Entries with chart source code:

— BEGIN —

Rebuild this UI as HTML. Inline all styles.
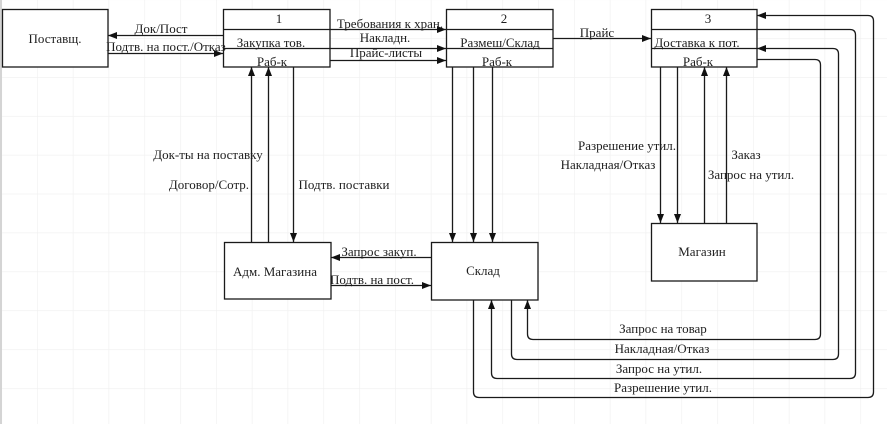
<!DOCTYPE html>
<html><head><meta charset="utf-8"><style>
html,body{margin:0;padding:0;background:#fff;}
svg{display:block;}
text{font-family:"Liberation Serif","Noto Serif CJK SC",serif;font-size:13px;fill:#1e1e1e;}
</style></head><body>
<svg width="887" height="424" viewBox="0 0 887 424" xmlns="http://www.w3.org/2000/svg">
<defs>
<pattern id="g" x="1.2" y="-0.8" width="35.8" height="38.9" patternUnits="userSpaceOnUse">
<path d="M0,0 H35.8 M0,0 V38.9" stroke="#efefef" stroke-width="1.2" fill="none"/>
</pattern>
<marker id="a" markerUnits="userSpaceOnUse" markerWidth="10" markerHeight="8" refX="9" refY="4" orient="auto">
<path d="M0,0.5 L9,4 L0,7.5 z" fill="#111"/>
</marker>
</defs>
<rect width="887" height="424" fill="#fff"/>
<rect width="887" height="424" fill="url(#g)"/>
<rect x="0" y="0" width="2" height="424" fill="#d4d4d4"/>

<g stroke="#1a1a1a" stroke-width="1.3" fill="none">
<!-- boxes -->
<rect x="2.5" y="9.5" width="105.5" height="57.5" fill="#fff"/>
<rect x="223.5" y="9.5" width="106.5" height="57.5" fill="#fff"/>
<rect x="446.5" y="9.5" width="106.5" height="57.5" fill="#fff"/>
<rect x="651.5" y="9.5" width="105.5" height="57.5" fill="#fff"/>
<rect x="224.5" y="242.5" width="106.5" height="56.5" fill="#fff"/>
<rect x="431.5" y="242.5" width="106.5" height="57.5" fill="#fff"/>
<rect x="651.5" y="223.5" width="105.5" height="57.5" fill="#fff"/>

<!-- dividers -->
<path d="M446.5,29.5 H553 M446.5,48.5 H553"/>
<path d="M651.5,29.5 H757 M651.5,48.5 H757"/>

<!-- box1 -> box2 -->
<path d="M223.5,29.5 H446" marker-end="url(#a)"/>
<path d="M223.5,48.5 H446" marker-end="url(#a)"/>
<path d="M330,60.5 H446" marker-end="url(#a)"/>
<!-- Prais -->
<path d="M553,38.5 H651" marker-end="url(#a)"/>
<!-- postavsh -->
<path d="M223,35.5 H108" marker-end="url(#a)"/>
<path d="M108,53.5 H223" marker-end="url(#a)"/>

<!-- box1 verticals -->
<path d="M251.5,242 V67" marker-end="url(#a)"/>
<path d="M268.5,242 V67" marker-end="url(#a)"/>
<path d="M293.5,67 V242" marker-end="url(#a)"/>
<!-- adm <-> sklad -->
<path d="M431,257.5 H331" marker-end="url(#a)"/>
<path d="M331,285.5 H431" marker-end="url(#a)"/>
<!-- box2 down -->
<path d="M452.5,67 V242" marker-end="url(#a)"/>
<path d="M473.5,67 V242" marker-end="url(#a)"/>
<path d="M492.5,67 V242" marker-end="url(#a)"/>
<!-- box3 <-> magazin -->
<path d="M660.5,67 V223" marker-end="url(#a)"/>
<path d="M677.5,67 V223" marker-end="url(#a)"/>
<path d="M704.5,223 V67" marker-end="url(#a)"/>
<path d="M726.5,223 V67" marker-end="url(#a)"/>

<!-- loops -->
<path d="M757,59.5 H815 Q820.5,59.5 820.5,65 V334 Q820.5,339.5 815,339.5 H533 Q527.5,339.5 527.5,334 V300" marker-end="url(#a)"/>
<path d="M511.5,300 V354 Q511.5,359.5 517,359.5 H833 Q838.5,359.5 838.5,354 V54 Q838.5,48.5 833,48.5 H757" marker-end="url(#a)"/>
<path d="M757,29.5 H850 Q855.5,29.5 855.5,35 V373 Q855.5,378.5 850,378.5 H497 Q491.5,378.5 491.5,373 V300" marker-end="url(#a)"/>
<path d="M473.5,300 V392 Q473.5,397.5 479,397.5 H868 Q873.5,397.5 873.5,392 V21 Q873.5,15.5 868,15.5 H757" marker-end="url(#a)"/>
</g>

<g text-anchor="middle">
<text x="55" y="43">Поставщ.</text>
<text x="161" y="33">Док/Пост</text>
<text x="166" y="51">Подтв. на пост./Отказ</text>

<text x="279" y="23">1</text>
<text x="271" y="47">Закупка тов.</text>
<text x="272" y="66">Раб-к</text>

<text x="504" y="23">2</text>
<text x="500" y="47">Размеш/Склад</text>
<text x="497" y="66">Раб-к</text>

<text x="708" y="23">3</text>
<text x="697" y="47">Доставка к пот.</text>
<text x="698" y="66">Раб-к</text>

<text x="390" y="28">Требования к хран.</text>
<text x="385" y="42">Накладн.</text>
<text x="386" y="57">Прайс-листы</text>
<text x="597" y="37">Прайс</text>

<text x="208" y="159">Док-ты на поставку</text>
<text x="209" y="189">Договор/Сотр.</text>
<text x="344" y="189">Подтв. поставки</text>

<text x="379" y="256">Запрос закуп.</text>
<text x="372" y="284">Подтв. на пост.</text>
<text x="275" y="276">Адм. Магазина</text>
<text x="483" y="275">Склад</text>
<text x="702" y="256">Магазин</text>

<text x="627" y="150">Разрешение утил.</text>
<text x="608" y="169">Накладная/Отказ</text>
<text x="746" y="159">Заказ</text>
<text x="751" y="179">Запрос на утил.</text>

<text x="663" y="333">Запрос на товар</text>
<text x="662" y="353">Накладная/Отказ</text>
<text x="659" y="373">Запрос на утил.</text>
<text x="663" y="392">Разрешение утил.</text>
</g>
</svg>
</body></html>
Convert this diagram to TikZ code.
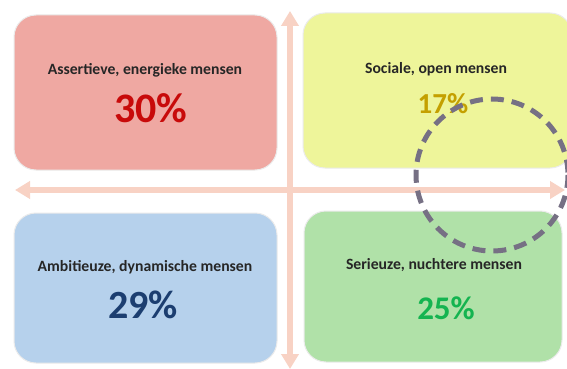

— END —

▶ [To do]
Omit the pictures. Output every record above word for word.

▶ [Exercise answer]
Rebuild this UI as HTML. Inline all styles.
<!DOCTYPE html>
<html><head><meta charset="utf-8"><style>
html,body{margin:0;padding:0;background:#fff;}
svg{display:block;}
text{font-family:"Liberation Serif","Noto Serif CJK SC",serif;font-size:13px;fill:#1e1e1e;}
</style></head><body>
<svg width="887" height="424" viewBox="0 0 887 424" xmlns="http://www.w3.org/2000/svg">
<defs>
<pattern id="g" x="1.2" y="-0.8" width="35.8" height="38.9" patternUnits="userSpaceOnUse">
<path d="M0,0 H35.8 M0,0 V38.9" stroke="#efefef" stroke-width="1.2" fill="none"/>
</pattern>
<marker id="a" markerUnits="userSpaceOnUse" markerWidth="10" markerHeight="8" refX="9" refY="4" orient="auto">
<path d="M0,0.5 L9,4 L0,7.5 z" fill="#111"/>
</marker>
</defs>
<rect width="887" height="424" fill="#fff"/>
<rect width="887" height="424" fill="url(#g)"/>
<rect x="0" y="0" width="2" height="424" fill="#d4d4d4"/>

<g stroke="#1a1a1a" stroke-width="1.3" fill="none">
<!-- boxes -->
<rect x="2.5" y="9.5" width="105.5" height="57.5" fill="#fff"/>
<rect x="223.5" y="9.5" width="106.5" height="57.5" fill="#fff"/>
<rect x="446.5" y="9.5" width="106.5" height="57.5" fill="#fff"/>
<rect x="651.5" y="9.5" width="105.5" height="57.5" fill="#fff"/>
<rect x="224.5" y="242.5" width="106.5" height="56.5" fill="#fff"/>
<rect x="431.5" y="242.5" width="106.5" height="57.5" fill="#fff"/>
<rect x="651.5" y="223.5" width="105.5" height="57.5" fill="#fff"/>

<!-- dividers -->
<path d="M446.5,29.5 H553 M446.5,48.5 H553"/>
<path d="M651.5,29.5 H757 M651.5,48.5 H757"/>

<!-- box1 -> box2 -->
<path d="M223.5,29.5 H446" marker-end="url(#a)"/>
<path d="M223.5,48.5 H446" marker-end="url(#a)"/>
<path d="M330,60.5 H446" marker-end="url(#a)"/>
<!-- Prais -->
<path d="M553,38.5 H651" marker-end="url(#a)"/>
<!-- postavsh -->
<path d="M223,35.5 H108" marker-end="url(#a)"/>
<path d="M108,53.5 H223" marker-end="url(#a)"/>

<!-- box1 verticals -->
<path d="M251.5,242 V67" marker-end="url(#a)"/>
<path d="M268.5,242 V67" marker-end="url(#a)"/>
<path d="M293.5,67 V242" marker-end="url(#a)"/>
<!-- adm <-> sklad -->
<path d="M431,257.5 H331" marker-end="url(#a)"/>
<path d="M331,285.5 H431" marker-end="url(#a)"/>
<!-- box2 down -->
<path d="M452.5,67 V242" marker-end="url(#a)"/>
<path d="M473.5,67 V242" marker-end="url(#a)"/>
<path d="M492.5,67 V242" marker-end="url(#a)"/>
<!-- box3 <-> magazin -->
<path d="M660.5,67 V223" marker-end="url(#a)"/>
<path d="M677.5,67 V223" marker-end="url(#a)"/>
<path d="M704.5,223 V67" marker-end="url(#a)"/>
<path d="M726.5,223 V67" marker-end="url(#a)"/>

<!-- loops -->
<path d="M757,59.5 H815 Q820.5,59.5 820.5,65 V334 Q820.5,339.5 815,339.5 H533 Q527.5,339.5 527.5,334 V300" marker-end="url(#a)"/>
<path d="M511.5,300 V354 Q511.5,359.5 517,359.5 H833 Q838.5,359.5 838.5,354 V54 Q838.5,48.5 833,48.5 H757" marker-end="url(#a)"/>
<path d="M757,29.5 H850 Q855.5,29.5 855.5,35 V373 Q855.5,378.5 850,378.5 H497 Q491.5,378.5 491.5,373 V300" marker-end="url(#a)"/>
<path d="M473.5,300 V392 Q473.5,397.5 479,397.5 H868 Q873.5,397.5 873.5,392 V21 Q873.5,15.5 868,15.5 H757" marker-end="url(#a)"/>
</g>

<g text-anchor="middle">
<text x="55" y="43">Поставщ.</text>
<text x="161" y="33">Док/Пост</text>
<text x="166" y="51">Подтв. на пост./Отказ</text>

<text x="279" y="23">1</text>
<text x="271" y="47">Закупка тов.</text>
<text x="272" y="66">Раб-к</text>

<text x="504" y="23">2</text>
<text x="500" y="47">Размеш/Склад</text>
<text x="497" y="66">Раб-к</text>

<text x="708" y="23">3</text>
<text x="697" y="47">Доставка к пот.</text>
<text x="698" y="66">Раб-к</text>

<text x="390" y="28">Требования к хран.</text>
<text x="385" y="42">Накладн.</text>
<text x="386" y="57">Прайс-листы</text>
<text x="597" y="37">Прайс</text>

<text x="208" y="159">Док-ты на поставку</text>
<text x="209" y="189">Договор/Сотр.</text>
<text x="344" y="189">Подтв. поставки</text>

<text x="379" y="256">Запрос закуп.</text>
<text x="372" y="284">Подтв. на пост.</text>
<text x="275" y="276">Адм. Магазина</text>
<text x="483" y="275">Склад</text>
<text x="702" y="256">Магазин</text>

<text x="627" y="150">Разрешение утил.</text>
<text x="608" y="169">Накладная/Отказ</text>
<text x="746" y="159">Заказ</text>
<text x="751" y="179">Запрос на утил.</text>

<text x="663" y="333">Запрос на товар</text>
<text x="662" y="353">Накладная/Отказ</text>
<text x="659" y="373">Запрос на утил.</text>
<text x="663" y="392">Разрешение утил.</text>
</g>
</svg>
</body></html>
Convert this diagram to TikZ code.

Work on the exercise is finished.